The private sale-by-owner of a used car is often the first stop for car shoppers looking for a bargain, and it’s easy to understand why. When you’re dealing with another private owner, the transaction can be much less complicated and offer much greater flexibility. However, you also have to assume some of the liability that otherwise would be taken on by the dealership.
The most important thing you have to do when buying a car from a private owner is prove that you purchased the car legally. Fortunately, this is not too difficult – the owner simply has to sign the title over to you. The back of the title should have clearly marked places for you both to sign your names – congratulations! The car is now yours! Once you have this document in hand, you have to register that sale with the DMV.
This will most likely require you to actually go to the DMV in person, unfortunately. But, if you have all the necessary paperwork, the worst you’ll have to do is simply wait in line. Bring along the title, signed by you and the seller, as well as a bill of sale that clearly shows how much the car was purchased for, and the VIN and odometer reading. You will most likely have to fill out some additional paperwork and pay some fees, but if everything goes smoothly, you’ll be walking out of there with your new license plates, ready to hit the road in your brand new used car.
While determining that you have engaged in a legal transaction is perhaps the most important part of the transaction, it is also the last thing you’ll have to do. As such, keep it in mind throughout the shopping process, but heed the following tips along the way.
When you’re buying a private sale, you most likely do not know the person doing the selling. As such, you don’t know if they’re a scam artist – many unscrupulous dealers will pose as private sellers in order to offload inventory that they could never sell on the lot, in an act known as curbstoning. A good way to avoid this is to call the phone number listed in the ad and state simply, “I’m calling about the car.” If they ask, “which car?” then you know that they probably have more than one car for sale – a definite red flag.

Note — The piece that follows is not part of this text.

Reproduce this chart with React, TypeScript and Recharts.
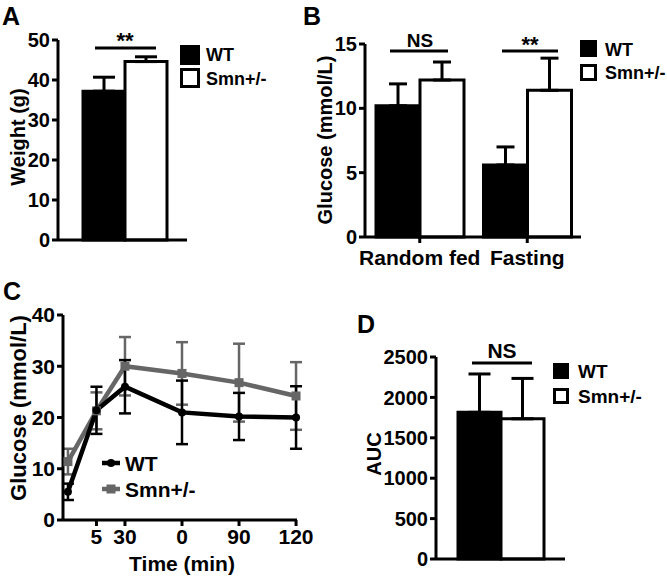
import React from "react";
import { BarChart, Bar, LineChart, Line, XAxis, YAxis, ErrorBar } from "recharts";

const FONT = '"Liberation Sans", Arial, Helvetica, sans-serif';
const BLACK = "#000";
const GREY = "#666";

// A: body weight
const weightCategory = ["Weight"];
const weightWT = [37.2];
const weightWTErr = [3.5];
const weightSmn = [44.6];
const weightSmnErr = [1.2];
const weightTicks = [0, 10, 20, 30, 40, 50];

// B: glucose, random fed vs fasting
const glucoseCategories = ["Random fed", "Fasting"];
const glucoseWT = [10.2, 5.6];
const glucoseWTErr = [1.7, 1.4];
const glucoseSmn = [12.2, 11.4];
const glucoseSmnErr = [1.4, 2.5];
const glucoseTicks = [0, 5, 10, 15];

// C: glucose tolerance test
const gttTimes = [0, 15, 30, 60, 90, 120];
const gttWT = [5.5, 21.4, 26.0, 21.0, 20.2, 20.0];
const gttWTErr = [1.6, 4.6, 5.2, 6.2, 4.6, 6.1];
const gttSmn = [11.4, 21.3, 30.0, 28.6, 26.8, 24.2];
const gttSmnErr = [2.5, 3.6, 5.7, 6.1, 7.6, 6.6];
const gttXTicks = [15, 30, 60, 90, 120];
const gttXTickLabels = ["5", "30", "0", "90", "120"];
const gttYTicks = [0, 10, 20, 30, 40];

// D: area under curve
const aucCategory = ["AUC"];
const aucWT = [1815];
const aucWTErr = [475];
const aucSmn = [1735];
const aucSmnErr = [500];
const aucTicks = [0, 500, 1000, 1500, 2000, 2500];

const weightData = weightCategory.map((name, i) => ({
  name,
  wt: weightWT[i],
  wtErr: [0, weightWTErr[i]],
  smn: weightSmn[i],
  smnErr: [0, weightSmnErr[i]],
}));

const glucoseData = glucoseCategories.map((name, i) => ({
  name,
  wt: glucoseWT[i],
  wtErr: [0, glucoseWTErr[i]],
  smn: glucoseSmn[i],
  smnErr: [0, glucoseSmnErr[i]],
}));

const gttData = gttTimes.map((time, i) => ({
  time,
  wt: gttWT[i],
  wtErr: gttWTErr[i],
  smn: gttSmn[i],
  smnErr: gttSmnErr[i],
}));

const aucData = aucCategory.map((name, i) => ({
  name,
  wt: aucWT[i],
  wtErr: [0, aucWTErr[i]],
  smn: aucSmn[i],
  smnErr: [0, aucSmnErr[i]],
}));

const axisLine = { stroke: BLACK, strokeWidth: 3 };
const tickStyle = (size: number) => ({ fill: BLACK, fontSize: size, fontWeight: 700 });

function renderSquare(props: any) {
  const { cx, cy, index } = props;
  if (cx == null || cy == null) return <g key={index} />;
  return <rect key={index} x={cx - 4.5} y={cy - 4.5} width={9} height={9} fill={GREY} />;
}

function Overlay() {
  const t = { fontFamily: FONT, fontWeight: 700, fill: BLACK } as const;
  return (
    <svg
      width={667}
      height={579}
      style={{ position: "absolute", left: 0, top: 0, pointerEvents: "none" }}
    >
      {/* panel letters */}
      <text x={2} y={25} fontSize={25} {...t}>A</text>
      <text x={303} y={25} fontSize={25} {...t}>B</text>
      <text x={3} y={300} fontSize={25} {...t}>C</text>
      <text x={357} y={333} fontSize={25} {...t}>D</text>

      {/* axis titles */}
      <text x={25} y={137} fontSize={20} textAnchor="middle" transform="rotate(-90 25 137)" {...t}>
        Weight (g)
      </text>
      <text x={332} y={140} fontSize={20} textAnchor="middle" transform="rotate(-90 332 140)" {...t}>
        Glucose (mmol/L)
      </text>
      <text x={26} y={408} fontSize={22} textAnchor="middle" transform="rotate(-90 26 408)" {...t}>
        Glucose (mmol/L)
      </text>
      <text x={381} y={454} fontSize={20} textAnchor="middle" transform="rotate(-90 381 454)" {...t}>
        AUC
      </text>
      <text x={182} y={571} fontSize={21} textAnchor="middle" {...t}>Time (min)</text>

      {/* significance */}
      <line x1={95} y1={48} x2={156} y2={48} stroke={BLACK} strokeWidth={3} />
      <text x={125} y={48} fontSize={22} textAnchor="middle" {...t}>**</text>
      <line x1={390} y1={51} x2={448} y2={51} stroke={BLACK} strokeWidth={3} />
      <text x={420} y={47} fontSize={19} textAnchor="middle" {...t}>NS</text>
      <line x1={502} y1={51} x2={558} y2={51} stroke={BLACK} strokeWidth={3} />
      <text x={530} y={52} fontSize={22} textAnchor="middle" {...t}>**</text>
      <line x1={472} y1={363} x2={532} y2={363} stroke={BLACK} strokeWidth={3} />
      <text x={502} y={358} fontSize={21} textAnchor="middle" {...t}>NS</text>

      {/* legends */}
      <rect x={180} y={45} width={20} height={20} fill={BLACK} />
      <rect x={181.5} y={69.5} width={17} height={17} fill="#fff" stroke={BLACK} strokeWidth={3} />
      <text x={206} y={61} fontSize={18} {...t}>WT</text>
      <text x={206} y={85} fontSize={18} {...t}>Smn+/-</text>

      <rect x={580} y={40} width={17} height={17} fill={BLACK} />
      <rect x={581.5} y={65.5} width={14} height={14} fill="#fff" stroke={BLACK} strokeWidth={3} />
      <text x={605} y={56} fontSize={18} {...t}>WT</text>
      <text x={605} y={79} fontSize={18} {...t}>Smn+/-</text>

      <rect x={553} y={363} width={16} height={16} fill={BLACK} />
      <rect x={554.5} y={389.5} width={13} height={13} fill="#fff" stroke={BLACK} strokeWidth={3} />
      <text x={578} y={378} fontSize={19} {...t}>WT</text>
      <text x={578} y={403} fontSize={19} {...t}>Smn+/-</text>

      <line x1={102} y1={463} x2={120} y2={463} stroke={BLACK} strokeWidth={4.5} />
      <circle cx={111} cy={463} r={4} fill={BLACK} />
      <text x={125} y={471} fontSize={21} {...t}>WT</text>
      <line x1={102} y1={489} x2={120} y2={489} stroke={GREY} strokeWidth={4.5} />
      <rect x={106.5} y={484.5} width={9} height={9} fill={GREY} />
      <text x={125} y={497} fontSize={21} {...t}>Smn+/-</text>
    </svg>
  );
}

export default function App() {
  return (
    <div
      style={{
        position: "absolute",
        left: 0,
        top: 0,
        width: 667,
        height: 579,
        background: "#fff",
        fontFamily: FONT,
        fontWeight: 700,
      }}
    >
      {/* A */}
      <div style={{ position: "absolute", left: 0, top: 0 }}>
        <BarChart
          width={200}
          height={270}
          data={weightData}
          margin={{ top: 40, right: 13, bottom: 0, left: 0 }}
          barGap={0}
          barSize={42}
        >
          <XAxis dataKey="name" height={30} axisLine={axisLine} tick={false} tickLine={false} padding={{ left: 5, right: 0 }} />
          <YAxis
            width={58}
            domain={[0, 50]}
            ticks={weightTicks}
            axisLine={axisLine}
            tickLine={axisLine}
            tickSize={6}
            tick={tickStyle(20)}
          />
          <Bar dataKey="wt" fill={BLACK} stroke={BLACK} strokeWidth={3} isAnimationActive={false}>
            <ErrorBar dataKey="wtErr" width={11} stroke={BLACK} strokeWidth={3} direction="y" isAnimationActive={false} />
          </Bar>
          <Bar dataKey="smn" fill="#fff" stroke={BLACK} strokeWidth={3} isAnimationActive={false}>
            <ErrorBar dataKey="smnErr" width={11} stroke={BLACK} strokeWidth={3} direction="y" isAnimationActive={false} />
          </Bar>
        </BarChart>
      </div>

      {/* B */}
      <div style={{ position: "absolute", left: 300, top: 0 }}>
        <BarChart
          width={300}
          height={270}
          data={glucoseData}
          margin={{ top: 44, right: 19, bottom: 0, left: 0 }}
          barGap={0}
          barSize={44}
        >
          <XAxis
            dataKey="name"
            height={33}
            axisLine={axisLine}
            tickLine={axisLine}
            tickSize={6}
            tickMargin={7}
            tick={tickStyle(21)}
            interval={0}
            padding={{ left: 1, right: 0 }}
          />
          <YAxis
            width={65}
            domain={[0, 15]}
            ticks={glucoseTicks}
            axisLine={axisLine}
            tickLine={axisLine}
            tickSize={6}
            tick={tickStyle(20)}
          />
          <Bar dataKey="wt" fill={BLACK} stroke={BLACK} strokeWidth={3} isAnimationActive={false}>
            <ErrorBar dataKey="wtErr" width={9} stroke={BLACK} strokeWidth={3} direction="y" isAnimationActive={false} />
          </Bar>
          <Bar dataKey="smn" fill="#fff" stroke={BLACK} strokeWidth={3} isAnimationActive={false}>
            <ErrorBar dataKey="smnErr" width={9} stroke={BLACK} strokeWidth={3} direction="y" isAnimationActive={false} />
          </Bar>
        </BarChart>
      </div>

      {/* C */}
      <div style={{ position: "absolute", left: 0, top: 270 }}>
        <LineChart
          width={320}
          height={309}
          data={gttData}
          margin={{ top: 45, right: 23, bottom: 0, left: 0 }}
        >
          <XAxis
            dataKey="time"
            type="number"
            domain={[-2.6, 120.5]}
            ticks={gttXTicks}
            tickFormatter={(v: number) => gttXTickLabels[gttXTicks.indexOf(v)]}
            height={59}
            axisLine={axisLine}
            tickLine={axisLine}
            tickSize={6}
            tickMargin={3}
            tick={tickStyle(21)}
            interval={0}
          />
          <YAxis
            width={63}
            domain={[0, 40]}
            ticks={gttYTicks}
            axisLine={axisLine}
            tickLine={axisLine}
            tickSize={6}
            tick={tickStyle(21)}
          />
          <Line
            dataKey="smn"
            stroke={GREY}
            strokeWidth={4.5}
            dot={renderSquare}
            isAnimationActive={false}
          >
            <ErrorBar dataKey="smnErr" width={6} stroke={GREY} strokeWidth={2.5} direction="y" isAnimationActive={false} />
          </Line>
          <Line
            dataKey="wt"
            stroke={BLACK}
            strokeWidth={4.5}
            dot={{ r: 4, fill: BLACK, stroke: BLACK, strokeWidth: 0 }}
            isAnimationActive={false}
          >
            <ErrorBar dataKey="wtErr" width={6} stroke={BLACK} strokeWidth={2.5} direction="y" isAnimationActive={false} />
          </Line>
        </LineChart>
      </div>

      {/* D */}
      <div style={{ position: "absolute", left: 370, top: 290 }}>
        <BarChart
          width={210}
          height={289}
          data={aucData}
          margin={{ top: 67, right: 15, bottom: 0, left: 0 }}
          barGap={0}
          barSize={43}
        >
          <XAxis dataKey="name" height={20} axisLine={axisLine} tick={false} tickLine={false} />
          <YAxis
            width={66}
            domain={[0, 2500]}
            ticks={aucTicks}
            axisLine={axisLine}
            tickLine={axisLine}
            tickSize={6}
            tick={tickStyle(20)}
          />
          <Bar dataKey="wt" fill={BLACK} stroke={BLACK} strokeWidth={3} isAnimationActive={false}>
            <ErrorBar dataKey="wtErr" width={11} stroke={BLACK} strokeWidth={3} direction="y" isAnimationActive={false} />
          </Bar>
          <Bar dataKey="smn" fill="#fff" stroke={BLACK} strokeWidth={3} isAnimationActive={false}>
            <ErrorBar dataKey="smnErr" width={11} stroke={BLACK} strokeWidth={3} direction="y" isAnimationActive={false} />
          </Bar>
        </BarChart>
      </div>

      <Overlay />
    </div>
  );
}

How many miles on the car? Why are you selling it? What condition is it in? These are questions you should ask before you even go to see the vehicle. The answers will greatly increase your negotiating power. At the very least, they’ll give you an idea of the car’s value. They will also give you a barometer for the type of person you’re dealing with – if they tell you on the phone that the car is in excellent condition, but when you finally see it, it clearly is not, walk away. That’s not the sort of person you want to be in business with. An understanding of why they want to sell will give you a further understanding of how motivated they are. If they just bought a new car for themselves, or if they’ve just inherited a relative’s car, they’re probably looking to offload the one they don’t use quickly for the cash. If it’s a less urgent scenario, where they can hold on to the car for a while to find the best price, your leverage decreases.

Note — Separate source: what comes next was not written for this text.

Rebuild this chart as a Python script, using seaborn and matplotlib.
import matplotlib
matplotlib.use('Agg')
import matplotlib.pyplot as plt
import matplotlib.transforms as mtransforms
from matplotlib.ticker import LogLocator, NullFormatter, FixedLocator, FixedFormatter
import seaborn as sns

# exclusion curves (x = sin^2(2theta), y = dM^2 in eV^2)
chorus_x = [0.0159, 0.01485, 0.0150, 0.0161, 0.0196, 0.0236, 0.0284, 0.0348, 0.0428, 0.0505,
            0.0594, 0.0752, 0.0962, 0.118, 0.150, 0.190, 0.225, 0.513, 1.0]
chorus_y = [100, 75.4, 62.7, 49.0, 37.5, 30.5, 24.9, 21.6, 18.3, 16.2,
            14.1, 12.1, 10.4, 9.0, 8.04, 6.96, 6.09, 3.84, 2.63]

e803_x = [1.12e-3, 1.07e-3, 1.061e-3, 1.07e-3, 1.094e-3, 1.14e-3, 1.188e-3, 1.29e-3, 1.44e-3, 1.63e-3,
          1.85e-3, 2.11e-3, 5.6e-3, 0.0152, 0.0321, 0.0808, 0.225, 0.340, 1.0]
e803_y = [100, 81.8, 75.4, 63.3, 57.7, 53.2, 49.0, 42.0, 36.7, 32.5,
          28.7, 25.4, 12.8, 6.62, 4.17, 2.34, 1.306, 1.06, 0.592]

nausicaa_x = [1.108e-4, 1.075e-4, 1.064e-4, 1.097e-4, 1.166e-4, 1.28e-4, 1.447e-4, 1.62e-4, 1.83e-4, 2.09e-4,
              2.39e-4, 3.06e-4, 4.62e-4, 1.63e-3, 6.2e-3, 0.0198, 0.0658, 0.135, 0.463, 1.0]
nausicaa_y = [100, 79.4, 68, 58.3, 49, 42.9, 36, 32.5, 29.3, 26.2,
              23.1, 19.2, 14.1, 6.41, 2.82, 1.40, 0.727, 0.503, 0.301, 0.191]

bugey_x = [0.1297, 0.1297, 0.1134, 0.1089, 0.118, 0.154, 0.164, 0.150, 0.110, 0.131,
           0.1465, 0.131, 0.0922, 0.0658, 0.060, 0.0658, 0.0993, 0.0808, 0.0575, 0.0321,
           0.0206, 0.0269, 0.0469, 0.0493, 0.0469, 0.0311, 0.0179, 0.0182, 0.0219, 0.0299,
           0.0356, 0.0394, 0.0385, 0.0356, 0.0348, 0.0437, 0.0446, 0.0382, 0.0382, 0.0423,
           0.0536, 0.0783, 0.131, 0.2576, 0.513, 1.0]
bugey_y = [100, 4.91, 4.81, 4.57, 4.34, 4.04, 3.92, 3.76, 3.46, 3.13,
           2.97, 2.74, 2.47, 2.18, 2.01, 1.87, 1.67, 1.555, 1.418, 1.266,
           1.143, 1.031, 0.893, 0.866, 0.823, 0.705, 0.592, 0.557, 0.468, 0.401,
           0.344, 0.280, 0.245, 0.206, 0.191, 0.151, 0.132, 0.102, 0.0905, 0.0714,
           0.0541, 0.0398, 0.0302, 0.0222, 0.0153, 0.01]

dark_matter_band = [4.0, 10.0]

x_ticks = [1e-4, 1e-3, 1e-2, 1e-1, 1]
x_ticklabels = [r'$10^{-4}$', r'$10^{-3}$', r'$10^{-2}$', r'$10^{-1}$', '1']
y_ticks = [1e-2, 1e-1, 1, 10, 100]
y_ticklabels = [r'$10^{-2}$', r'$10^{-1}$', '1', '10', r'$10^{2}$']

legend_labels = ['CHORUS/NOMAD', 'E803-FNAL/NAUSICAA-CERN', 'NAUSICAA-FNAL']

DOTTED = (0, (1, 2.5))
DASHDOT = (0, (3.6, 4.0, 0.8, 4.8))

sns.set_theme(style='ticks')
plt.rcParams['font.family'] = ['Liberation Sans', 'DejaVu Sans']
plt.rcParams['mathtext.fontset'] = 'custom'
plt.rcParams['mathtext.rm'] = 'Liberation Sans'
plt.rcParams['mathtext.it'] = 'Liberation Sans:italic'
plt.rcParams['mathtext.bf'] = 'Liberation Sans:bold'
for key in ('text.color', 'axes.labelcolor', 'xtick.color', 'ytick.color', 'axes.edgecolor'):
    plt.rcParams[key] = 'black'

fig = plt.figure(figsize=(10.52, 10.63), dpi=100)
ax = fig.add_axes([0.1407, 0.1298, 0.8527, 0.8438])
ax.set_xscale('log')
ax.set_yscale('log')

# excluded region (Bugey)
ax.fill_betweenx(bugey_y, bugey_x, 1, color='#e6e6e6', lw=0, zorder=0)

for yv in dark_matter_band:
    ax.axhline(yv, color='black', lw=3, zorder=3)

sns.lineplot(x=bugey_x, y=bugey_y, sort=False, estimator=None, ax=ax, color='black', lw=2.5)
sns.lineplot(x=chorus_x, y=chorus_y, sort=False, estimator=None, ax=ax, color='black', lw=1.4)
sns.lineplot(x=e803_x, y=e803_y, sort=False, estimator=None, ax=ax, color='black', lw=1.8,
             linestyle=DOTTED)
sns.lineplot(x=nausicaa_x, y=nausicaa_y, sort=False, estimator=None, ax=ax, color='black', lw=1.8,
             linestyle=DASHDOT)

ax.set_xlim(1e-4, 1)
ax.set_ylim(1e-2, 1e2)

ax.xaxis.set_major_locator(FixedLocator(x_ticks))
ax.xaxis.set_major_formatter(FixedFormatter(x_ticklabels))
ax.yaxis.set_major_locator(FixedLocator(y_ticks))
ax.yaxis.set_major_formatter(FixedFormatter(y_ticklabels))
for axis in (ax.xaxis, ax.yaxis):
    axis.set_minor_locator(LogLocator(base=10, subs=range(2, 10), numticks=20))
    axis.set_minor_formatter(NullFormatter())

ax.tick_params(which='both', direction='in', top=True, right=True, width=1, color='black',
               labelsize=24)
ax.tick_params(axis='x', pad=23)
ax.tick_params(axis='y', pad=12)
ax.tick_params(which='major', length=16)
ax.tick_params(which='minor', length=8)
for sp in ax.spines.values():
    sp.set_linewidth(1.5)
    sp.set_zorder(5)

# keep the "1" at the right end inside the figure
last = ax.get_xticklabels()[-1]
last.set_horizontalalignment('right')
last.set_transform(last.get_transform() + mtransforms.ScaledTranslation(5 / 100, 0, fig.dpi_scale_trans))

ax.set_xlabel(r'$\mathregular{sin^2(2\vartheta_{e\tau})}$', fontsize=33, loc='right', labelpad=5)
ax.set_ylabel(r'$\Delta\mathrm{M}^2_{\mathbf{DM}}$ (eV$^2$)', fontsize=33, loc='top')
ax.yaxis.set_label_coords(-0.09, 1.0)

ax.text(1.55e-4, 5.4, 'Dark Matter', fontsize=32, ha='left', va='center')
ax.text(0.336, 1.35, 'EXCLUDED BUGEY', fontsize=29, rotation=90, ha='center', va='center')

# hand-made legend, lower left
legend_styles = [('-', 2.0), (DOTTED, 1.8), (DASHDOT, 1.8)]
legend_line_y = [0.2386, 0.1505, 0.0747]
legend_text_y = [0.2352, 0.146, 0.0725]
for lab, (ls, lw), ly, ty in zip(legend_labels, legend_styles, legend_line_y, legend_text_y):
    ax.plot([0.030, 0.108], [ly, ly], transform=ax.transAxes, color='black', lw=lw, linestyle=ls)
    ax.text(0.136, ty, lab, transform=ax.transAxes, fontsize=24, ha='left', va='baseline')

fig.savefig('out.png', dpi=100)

When you’re actually out to examine the car, you should ask for a complete history of the vehicle: how many owners has it had, where was it bought, are they willing to let you have it inspected. This will help you get an idea of the actual value of the vehicle. Don’t be afraid to ask them to purchase a CARFAX report for you, either! If they’re a motivated seller with nothing to hide, it should be an easy way for them to help close the deal.
The Test Drive
Buying from a dealership brings with it some guarantee of maintenance that you don’t find when buying from a private seller. As such, it’s important that you pay close attention to the vehicle when you take it for a test drive. Don’t just drive down the road – try and get a full appreciation for how the car performs under the usual stresses you’ll be putting it through. Take it on the highway, pay attention to how it turns and shifts gears, and don’t forget to check the reverse gear! Look for any pull in the steering, listen for any strange noises. Let it warm up and check the heat and air conditioning, if applicable. Test the windows and the headlights – make sure it will pass inspection! When you come to a stop, after the engine has had an opportunity to heat up, check under the car for any leaks or other warning signs. If there are any problems, try and work them into the price or make their repair a condition for the sale. And take your time! Doing your due diligence is the best way to avoid getting taken for a ride – after all, you’re supposed to be the driver!

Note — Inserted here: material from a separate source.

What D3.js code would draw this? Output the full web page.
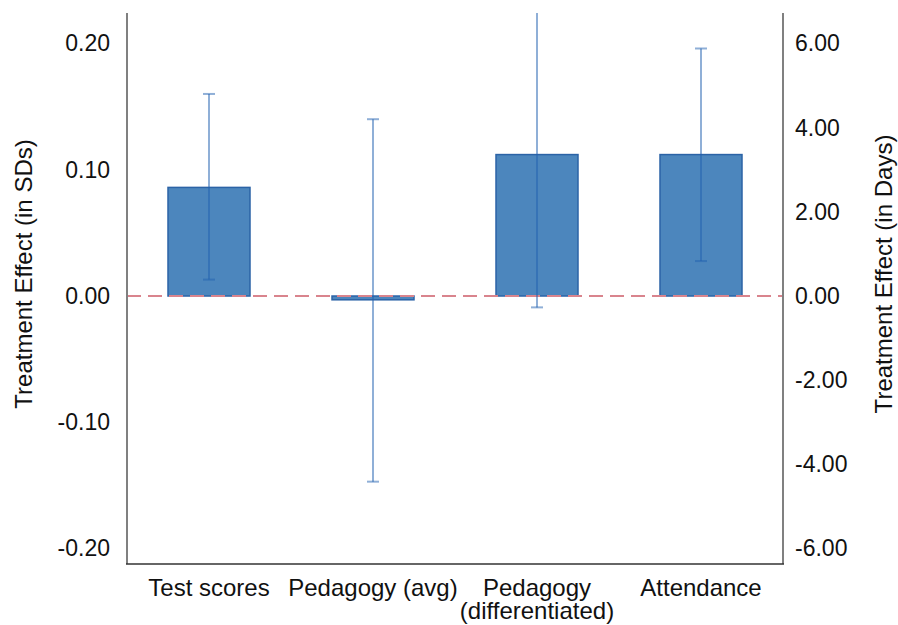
<!DOCTYPE html>
<html>
<head>
<meta charset="utf-8">
<script src="https://cdn.jsdelivr.net/npm/d3@7"></script>
<style>
  body { margin: 0; background: #fff; }
  text { font-family: "Liberation Sans", Arial, Helvetica, sans-serif; fill: #111; }
</style>
</head>
<body>
<svg width="898" height="625"></svg>
<script>
// data
var categories = ["Test scores", "Pedagogy (avg)", "Pedagogy\n(differentiated)", "Attendance"];
var units = ["sd", "sd", "sd", "days"];
var effects = [0.086, -0.003, 0.112, 3.36];
var lower = [0.013, -0.147, -0.009, 0.83];
var upper = [0.160, 0.140, 0.234, 5.88];
var sdTicks = [-0.2, -0.1, 0, 0.1, 0.2];
var dayTicks = [-6, -4, -2, 0, 2, 4, 6];

var svg = d3.select("svg"),
    width = +svg.attr("width"),
    height = +svg.attr("height");

var plot = {left: 127, right: 783, top: 13, bottom: 564};

var x = d3.scaleBand()
    .domain(categories)
    .range([plot.left, plot.right])
    .paddingInner(0.5)
    .paddingOuter(0.25);

var ySd = d3.scaleLinear()
    .domain([-0.2122, 0.2241])
    .range([plot.bottom, plot.top]);

var yDays = d3.scaleLinear()
    .domain([-0.2122 * 30, 0.2241 * 30])
    .range([plot.bottom, plot.top]);

// plain hyphen for negatives, like the original
var fmt = function(v) { return d3.format(".2f")(v).replace("\u2212", "-"); };

var rows = categories.map(function(c, i) {
  return {cat: c, y: units[i] == "sd" ? ySd : yDays, v: effects[i], lo: lower[i], hi: upper[i]};
});

svg.append("clipPath").attr("id", "clip")
  .append("rect")
    .attr("x", plot.left).attr("y", plot.top)
    .attr("width", plot.right - plot.left)
    .attr("height", plot.bottom - plot.top);

var g = svg.append("g").attr("clip-path", "url(#clip)");

// bars
g.selectAll("rect.bar")
  .data(rows)
  .enter().append("rect")
    .attr("class", "bar")
    .attr("x", function(d) { return x(d.cat); })
    .attr("width", x.bandwidth())
    .attr("y", function(d) { return d.y(Math.max(0, d.v)); })
    .attr("height", function(d) { return Math.abs(d.y(d.v) - d.y(0)); })
    .attr("fill", "#4c86bd")
    .attr("stroke", "#2b63a6")
    .attr("stroke-width", 1.5);

// zero line
g.append("line")
    .attr("x1", plot.left).attr("x2", plot.right)
    .attr("y1", ySd(0)).attr("y2", ySd(0))
    .attr("stroke", "#d9848d")
    .attr("stroke-width", 2)
    .attr("stroke-dasharray", "14,7");

// error bars (translucent: light over white, darker over the bars)
var err = g.selectAll("g.err")
  .data(rows)
  .enter().append("g")
    .attr("class", "err")
    .attr("stroke", "#1f5fb0")
    .attr("stroke-opacity", 0.5)
    .attr("stroke-width", 2);

err.append("line")
    .attr("x1", function(d) { return x(d.cat) + x.bandwidth() / 2; })
    .attr("x2", function(d) { return x(d.cat) + x.bandwidth() / 2; })
    .attr("y1", function(d) { return d.y(d.lo); })
    .attr("y2", function(d) { return d.y(d.hi); });

["lo", "hi"].forEach(function(k) {
  err.append("line")
      .attr("x1", function(d) { return x(d.cat) + x.bandwidth() / 2 - 6; })
      .attr("x2", function(d) { return x(d.cat) + x.bandwidth() / 2 + 6; })
      .attr("y1", function(d) { return d.y(d[k]); })
      .attr("y2", function(d) { return d.y(d[k]); });
});

// axes
var leftAxis = svg.append("g")
    .attr("transform", "translate(" + plot.left + ",0)")
    .call(d3.axisLeft(ySd).tickValues(sdTicks).tickSize(0).tickPadding(17).tickFormat(fmt));

var rightAxis = svg.append("g")
    .attr("transform", "translate(" + plot.right + ",0)")
    .call(d3.axisRight(yDays).tickValues(dayTicks).tickSize(0).tickPadding(12).tickFormat(fmt));

[leftAxis, rightAxis].forEach(function(a) {
  a.select(".domain").remove();
  a.selectAll("text")
      .style("font-size", "23px")
      .attr("fill", "#111");
});

svg.append("line")
    .attr("x1", plot.left).attr("x2", plot.left)
    .attr("y1", plot.top).attr("y2", plot.bottom)
    .attr("stroke", "#808080").attr("stroke-width", 2);
svg.append("line")
    .attr("x1", plot.right).attr("x2", plot.right)
    .attr("y1", plot.top).attr("y2", plot.bottom)
    .attr("stroke", "#808080").attr("stroke-width", 2);
svg.append("line")
    .attr("x1", plot.left - 1).attr("x2", plot.right + 1)
    .attr("y1", plot.bottom).attr("y2", plot.bottom)
    .attr("stroke", "#333").attr("stroke-width", 1.5);

// category labels
svg.append("g").selectAll("text")
  .data(categories)
  .enter().append("text")
    .attr("x", function(d) { return x(d) + x.bandwidth() / 2; })
    .attr("y", 596)
    .attr("text-anchor", "middle")
    .style("font-size", "24px")
    .each(function(d) {
      var lines = d.split("\n");
      var t = d3.select(this);
      lines.forEach(function(l, i) {
        t.append("tspan")
            .attr("x", x(d) + x.bandwidth() / 2)
            .attr("dy", i == 0 ? 0 : 23)
            .text(l);
      });
    });

// axis titles
svg.append("text")
    .attr("transform", "translate(32,274) rotate(-90)")
    .attr("text-anchor", "middle")
    .style("font-size", "24px")
    .text("Treatment Effect (in SDs)");

svg.append("text")
    .attr("transform", "translate(892,274) rotate(-90)")
    .attr("text-anchor", "middle")
    .style("font-size", "24px")
    .text("Treatment Effect (in Days)");
</script>
</body>
</html>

Once you’ve done your research, take what you know about the car and try to find a fair market value. This means finding out what other, similar cars have sold for in your area. Armed with this information, determine what you’re willing to pay, and bring your lowest offer with you in cash to the negotiation. Keep that amount bundled in one pocket, and bring the difference between that number and the most you’re willing to pay with you as well, but separate. Never underestimate the effect that flashing a big wad of cash can have on a seller!